• **EXERCISE GOAL**
Pick out the lines below that include the string "this".

• **EXERCISE MATERIALS**
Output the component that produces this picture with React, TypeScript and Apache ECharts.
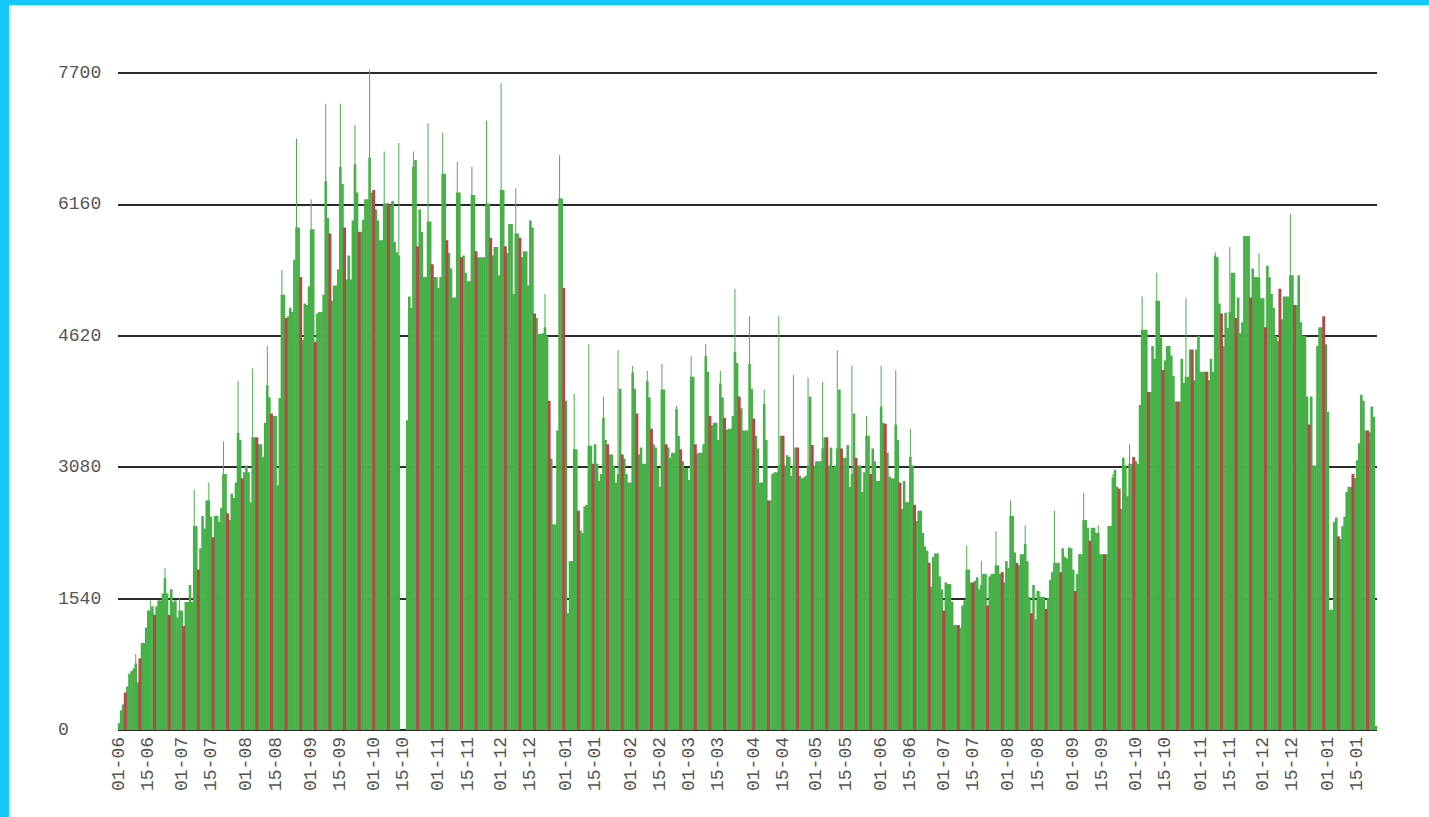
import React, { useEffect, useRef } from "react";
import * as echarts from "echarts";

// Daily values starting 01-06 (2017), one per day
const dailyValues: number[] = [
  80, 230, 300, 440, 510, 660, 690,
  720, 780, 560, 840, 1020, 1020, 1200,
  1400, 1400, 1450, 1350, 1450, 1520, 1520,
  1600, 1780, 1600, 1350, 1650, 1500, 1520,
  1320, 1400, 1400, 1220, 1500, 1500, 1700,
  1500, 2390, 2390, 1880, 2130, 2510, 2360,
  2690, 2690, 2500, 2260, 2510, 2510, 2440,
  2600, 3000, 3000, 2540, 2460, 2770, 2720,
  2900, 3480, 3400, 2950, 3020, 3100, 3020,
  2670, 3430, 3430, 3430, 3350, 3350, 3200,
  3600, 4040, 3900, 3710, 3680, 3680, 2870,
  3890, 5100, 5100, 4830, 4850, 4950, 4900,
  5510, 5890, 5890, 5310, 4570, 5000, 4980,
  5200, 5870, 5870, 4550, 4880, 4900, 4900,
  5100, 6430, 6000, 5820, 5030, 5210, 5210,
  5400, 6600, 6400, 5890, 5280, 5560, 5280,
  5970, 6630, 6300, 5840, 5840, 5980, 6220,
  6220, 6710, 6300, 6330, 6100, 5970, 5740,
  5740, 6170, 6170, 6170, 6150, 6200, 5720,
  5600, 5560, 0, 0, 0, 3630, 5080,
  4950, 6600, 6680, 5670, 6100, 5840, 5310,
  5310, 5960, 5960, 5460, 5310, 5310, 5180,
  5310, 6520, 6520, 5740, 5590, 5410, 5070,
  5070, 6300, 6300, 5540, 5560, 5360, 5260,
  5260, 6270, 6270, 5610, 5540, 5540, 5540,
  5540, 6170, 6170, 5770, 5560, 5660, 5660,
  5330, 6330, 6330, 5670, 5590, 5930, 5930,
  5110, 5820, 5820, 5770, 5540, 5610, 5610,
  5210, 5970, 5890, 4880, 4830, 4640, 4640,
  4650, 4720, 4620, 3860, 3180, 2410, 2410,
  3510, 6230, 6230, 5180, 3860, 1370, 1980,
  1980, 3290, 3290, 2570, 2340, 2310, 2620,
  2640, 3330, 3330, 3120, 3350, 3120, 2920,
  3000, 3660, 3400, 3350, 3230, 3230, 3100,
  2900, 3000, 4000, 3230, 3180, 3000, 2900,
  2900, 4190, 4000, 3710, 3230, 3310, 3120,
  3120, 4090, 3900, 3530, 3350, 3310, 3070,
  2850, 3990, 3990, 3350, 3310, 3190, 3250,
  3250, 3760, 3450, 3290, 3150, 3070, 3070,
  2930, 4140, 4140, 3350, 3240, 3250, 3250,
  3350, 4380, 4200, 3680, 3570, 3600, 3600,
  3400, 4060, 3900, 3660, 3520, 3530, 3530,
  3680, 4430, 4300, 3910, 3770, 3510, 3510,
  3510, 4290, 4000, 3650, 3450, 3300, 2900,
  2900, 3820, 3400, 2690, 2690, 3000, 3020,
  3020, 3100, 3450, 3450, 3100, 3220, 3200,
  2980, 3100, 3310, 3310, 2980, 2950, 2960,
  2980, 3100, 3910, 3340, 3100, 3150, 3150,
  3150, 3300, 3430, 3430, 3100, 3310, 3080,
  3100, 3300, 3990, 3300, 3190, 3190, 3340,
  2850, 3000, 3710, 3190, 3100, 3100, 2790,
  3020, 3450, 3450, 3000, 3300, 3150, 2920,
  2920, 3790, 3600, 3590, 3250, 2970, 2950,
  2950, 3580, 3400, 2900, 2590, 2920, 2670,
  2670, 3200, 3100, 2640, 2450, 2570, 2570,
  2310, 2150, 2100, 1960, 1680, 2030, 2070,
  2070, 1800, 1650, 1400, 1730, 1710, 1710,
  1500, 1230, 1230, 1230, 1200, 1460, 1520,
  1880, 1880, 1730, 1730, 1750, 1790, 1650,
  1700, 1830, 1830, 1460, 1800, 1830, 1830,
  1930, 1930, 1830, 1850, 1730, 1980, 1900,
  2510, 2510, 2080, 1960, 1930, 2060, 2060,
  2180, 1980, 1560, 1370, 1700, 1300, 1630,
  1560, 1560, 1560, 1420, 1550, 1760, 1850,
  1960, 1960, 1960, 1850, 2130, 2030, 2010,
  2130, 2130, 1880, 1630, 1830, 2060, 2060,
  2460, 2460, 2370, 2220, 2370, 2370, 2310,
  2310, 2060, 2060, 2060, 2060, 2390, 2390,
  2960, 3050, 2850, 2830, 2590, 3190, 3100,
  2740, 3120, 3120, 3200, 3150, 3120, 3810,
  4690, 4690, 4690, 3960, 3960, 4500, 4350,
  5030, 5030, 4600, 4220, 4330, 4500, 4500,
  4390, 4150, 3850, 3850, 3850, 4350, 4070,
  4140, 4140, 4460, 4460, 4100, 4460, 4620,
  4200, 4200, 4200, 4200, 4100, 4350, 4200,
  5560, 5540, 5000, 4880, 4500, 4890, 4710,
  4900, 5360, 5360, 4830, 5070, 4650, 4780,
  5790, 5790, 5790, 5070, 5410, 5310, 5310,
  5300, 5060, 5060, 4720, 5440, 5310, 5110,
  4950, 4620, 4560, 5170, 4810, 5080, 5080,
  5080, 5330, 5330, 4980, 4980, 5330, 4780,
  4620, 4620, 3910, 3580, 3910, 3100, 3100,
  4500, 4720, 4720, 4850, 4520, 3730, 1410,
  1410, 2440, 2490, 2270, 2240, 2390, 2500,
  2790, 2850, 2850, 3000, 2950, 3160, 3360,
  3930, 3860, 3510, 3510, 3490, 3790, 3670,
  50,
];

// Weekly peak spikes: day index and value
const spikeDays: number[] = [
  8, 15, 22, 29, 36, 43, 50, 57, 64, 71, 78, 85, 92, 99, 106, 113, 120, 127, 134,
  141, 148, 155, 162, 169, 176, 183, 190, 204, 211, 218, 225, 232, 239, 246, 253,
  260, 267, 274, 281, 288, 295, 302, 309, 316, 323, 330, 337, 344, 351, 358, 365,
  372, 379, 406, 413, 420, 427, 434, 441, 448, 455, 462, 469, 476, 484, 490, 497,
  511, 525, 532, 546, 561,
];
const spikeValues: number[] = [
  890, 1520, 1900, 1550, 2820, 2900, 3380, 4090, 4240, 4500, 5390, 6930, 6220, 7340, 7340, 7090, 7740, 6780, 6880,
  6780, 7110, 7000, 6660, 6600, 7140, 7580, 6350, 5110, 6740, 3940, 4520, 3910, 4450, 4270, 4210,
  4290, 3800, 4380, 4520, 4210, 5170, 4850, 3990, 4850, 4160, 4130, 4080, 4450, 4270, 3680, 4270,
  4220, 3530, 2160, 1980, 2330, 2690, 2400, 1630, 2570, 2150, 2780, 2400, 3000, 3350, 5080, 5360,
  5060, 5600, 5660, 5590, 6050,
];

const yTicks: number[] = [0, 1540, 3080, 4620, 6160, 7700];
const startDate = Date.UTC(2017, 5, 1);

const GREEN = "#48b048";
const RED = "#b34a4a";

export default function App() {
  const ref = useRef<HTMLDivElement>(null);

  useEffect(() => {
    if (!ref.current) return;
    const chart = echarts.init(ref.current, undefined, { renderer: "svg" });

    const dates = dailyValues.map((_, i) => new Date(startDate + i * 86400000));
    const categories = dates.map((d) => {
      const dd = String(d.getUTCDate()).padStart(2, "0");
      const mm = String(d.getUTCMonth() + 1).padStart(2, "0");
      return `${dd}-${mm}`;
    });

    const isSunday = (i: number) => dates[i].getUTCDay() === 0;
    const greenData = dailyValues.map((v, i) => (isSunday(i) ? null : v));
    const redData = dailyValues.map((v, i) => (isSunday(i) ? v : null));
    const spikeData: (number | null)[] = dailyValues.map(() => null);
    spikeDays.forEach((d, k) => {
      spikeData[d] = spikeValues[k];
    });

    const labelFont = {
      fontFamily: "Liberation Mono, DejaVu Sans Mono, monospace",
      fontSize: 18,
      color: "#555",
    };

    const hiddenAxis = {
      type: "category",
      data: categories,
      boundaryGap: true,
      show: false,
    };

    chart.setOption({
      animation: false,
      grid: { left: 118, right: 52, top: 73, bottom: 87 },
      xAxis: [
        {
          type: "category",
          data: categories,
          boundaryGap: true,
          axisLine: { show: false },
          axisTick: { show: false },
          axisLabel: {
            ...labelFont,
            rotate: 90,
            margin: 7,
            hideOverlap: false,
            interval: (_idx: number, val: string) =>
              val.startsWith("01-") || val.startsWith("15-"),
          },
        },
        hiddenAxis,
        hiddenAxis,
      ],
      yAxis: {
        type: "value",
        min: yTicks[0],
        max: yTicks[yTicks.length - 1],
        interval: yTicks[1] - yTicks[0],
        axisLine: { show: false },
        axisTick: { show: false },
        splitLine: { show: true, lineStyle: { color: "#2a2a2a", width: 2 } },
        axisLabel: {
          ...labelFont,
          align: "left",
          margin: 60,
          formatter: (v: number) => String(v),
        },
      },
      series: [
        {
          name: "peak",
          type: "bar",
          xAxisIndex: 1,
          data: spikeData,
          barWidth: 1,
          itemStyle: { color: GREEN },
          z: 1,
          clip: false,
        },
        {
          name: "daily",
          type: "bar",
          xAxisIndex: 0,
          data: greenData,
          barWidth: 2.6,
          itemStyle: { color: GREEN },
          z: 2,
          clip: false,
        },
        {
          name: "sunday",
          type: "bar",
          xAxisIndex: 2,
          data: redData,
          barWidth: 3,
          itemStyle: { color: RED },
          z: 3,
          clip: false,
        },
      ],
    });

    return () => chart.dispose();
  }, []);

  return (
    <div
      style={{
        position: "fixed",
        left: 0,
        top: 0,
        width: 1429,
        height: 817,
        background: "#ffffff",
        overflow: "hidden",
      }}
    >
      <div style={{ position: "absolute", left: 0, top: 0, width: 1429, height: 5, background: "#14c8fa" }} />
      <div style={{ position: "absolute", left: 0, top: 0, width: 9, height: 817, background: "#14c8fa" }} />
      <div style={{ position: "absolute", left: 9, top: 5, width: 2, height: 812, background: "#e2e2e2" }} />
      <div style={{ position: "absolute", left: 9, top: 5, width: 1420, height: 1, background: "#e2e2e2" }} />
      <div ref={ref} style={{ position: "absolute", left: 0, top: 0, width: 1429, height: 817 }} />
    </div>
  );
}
* * *
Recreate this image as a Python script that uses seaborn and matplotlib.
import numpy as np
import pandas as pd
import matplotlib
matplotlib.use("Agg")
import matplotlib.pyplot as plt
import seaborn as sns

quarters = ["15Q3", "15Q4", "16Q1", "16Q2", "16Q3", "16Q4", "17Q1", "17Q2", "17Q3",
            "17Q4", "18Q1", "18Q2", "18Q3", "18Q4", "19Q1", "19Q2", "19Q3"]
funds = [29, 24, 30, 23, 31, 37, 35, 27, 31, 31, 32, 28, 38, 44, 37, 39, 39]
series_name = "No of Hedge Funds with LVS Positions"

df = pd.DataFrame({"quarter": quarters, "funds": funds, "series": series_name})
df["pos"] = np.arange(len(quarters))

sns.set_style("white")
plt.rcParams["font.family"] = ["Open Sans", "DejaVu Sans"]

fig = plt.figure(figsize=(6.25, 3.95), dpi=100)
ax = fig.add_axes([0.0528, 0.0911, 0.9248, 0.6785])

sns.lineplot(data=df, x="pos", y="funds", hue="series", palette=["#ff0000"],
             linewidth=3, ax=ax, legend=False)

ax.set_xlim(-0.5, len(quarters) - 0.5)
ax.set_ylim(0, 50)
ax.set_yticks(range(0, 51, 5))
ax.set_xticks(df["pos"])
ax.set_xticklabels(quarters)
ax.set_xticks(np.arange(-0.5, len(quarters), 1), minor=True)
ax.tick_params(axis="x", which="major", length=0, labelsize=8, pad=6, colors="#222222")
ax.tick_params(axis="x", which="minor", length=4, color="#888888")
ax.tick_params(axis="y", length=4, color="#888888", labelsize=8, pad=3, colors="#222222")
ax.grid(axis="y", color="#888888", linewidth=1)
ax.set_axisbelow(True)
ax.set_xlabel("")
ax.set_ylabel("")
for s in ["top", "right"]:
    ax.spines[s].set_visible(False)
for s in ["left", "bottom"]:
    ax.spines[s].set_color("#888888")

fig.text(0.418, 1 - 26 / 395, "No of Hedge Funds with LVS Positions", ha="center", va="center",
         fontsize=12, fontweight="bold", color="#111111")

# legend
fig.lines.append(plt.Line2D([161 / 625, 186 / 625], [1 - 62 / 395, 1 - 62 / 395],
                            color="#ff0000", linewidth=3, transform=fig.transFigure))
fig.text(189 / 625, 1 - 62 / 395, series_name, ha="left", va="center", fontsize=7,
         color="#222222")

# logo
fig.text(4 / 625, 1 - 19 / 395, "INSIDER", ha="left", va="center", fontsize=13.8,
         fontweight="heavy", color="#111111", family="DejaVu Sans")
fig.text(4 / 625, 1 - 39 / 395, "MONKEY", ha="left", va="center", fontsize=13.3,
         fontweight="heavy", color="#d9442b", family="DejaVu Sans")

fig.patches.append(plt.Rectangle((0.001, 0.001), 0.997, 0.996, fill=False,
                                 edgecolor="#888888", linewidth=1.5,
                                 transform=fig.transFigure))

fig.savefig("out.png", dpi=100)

• **FULL SOLUTION**
Output the component that produces this picture with React, TypeScript and Apache ECharts.
Recreate this image as a Python script that uses seaborn and matplotlib.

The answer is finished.